Les participants ont été étonnés de découvrir plus tard qu’ils n’avaient pas remarqué la périphérie désaturée, après qu’on leur ait montré les modifications apportées à une scène virtuelle qu’ils venaient d’explorer. Une deuxième étude a demandé aux participants d’identifier le moment où la couleur était désaturée à la périphérie. Les résultats étaient similaires dans la mesure où la plupart des gens ne remarquaient pas le retrait de la couleur périphérique. Les deux études ont réuni près de 180 participants au total.

« Nous avons été étonnés de voir à quel point les participants ne remarquaient pas la disparition des couleurs composant 95% de leur vision. Nos résultats montrent que notre sens intuitif d’un monde visuel riche et coloré est largement incorrect. Notre cerveau remplit probablement une grande partie de notre expérience perceptuelle », explique Caroline Robertson, professeure adjointe de psychologie et des sciences du cerveau à Dartmouth.
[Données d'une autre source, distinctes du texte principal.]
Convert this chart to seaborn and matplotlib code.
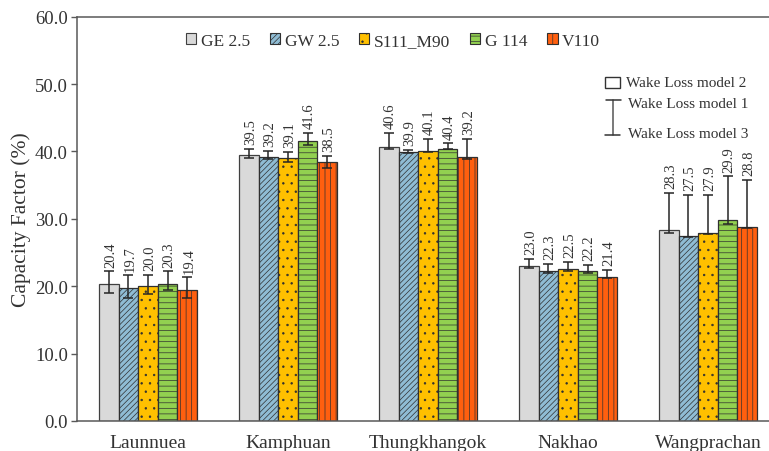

Les études précédentes évaluant les limites de la conscience visuelle reposaient souvent sur le fait que les participants regardaient le contenu vidéo sur des écrans d’ordinateur directement devant eux. En tirant parti de l’expérience de la réalité virtuelle, cette approche de recherche est nouvelle, car l’environnement à 360 degrés est plus semblable à la façon dont les gens vivent le monde réel.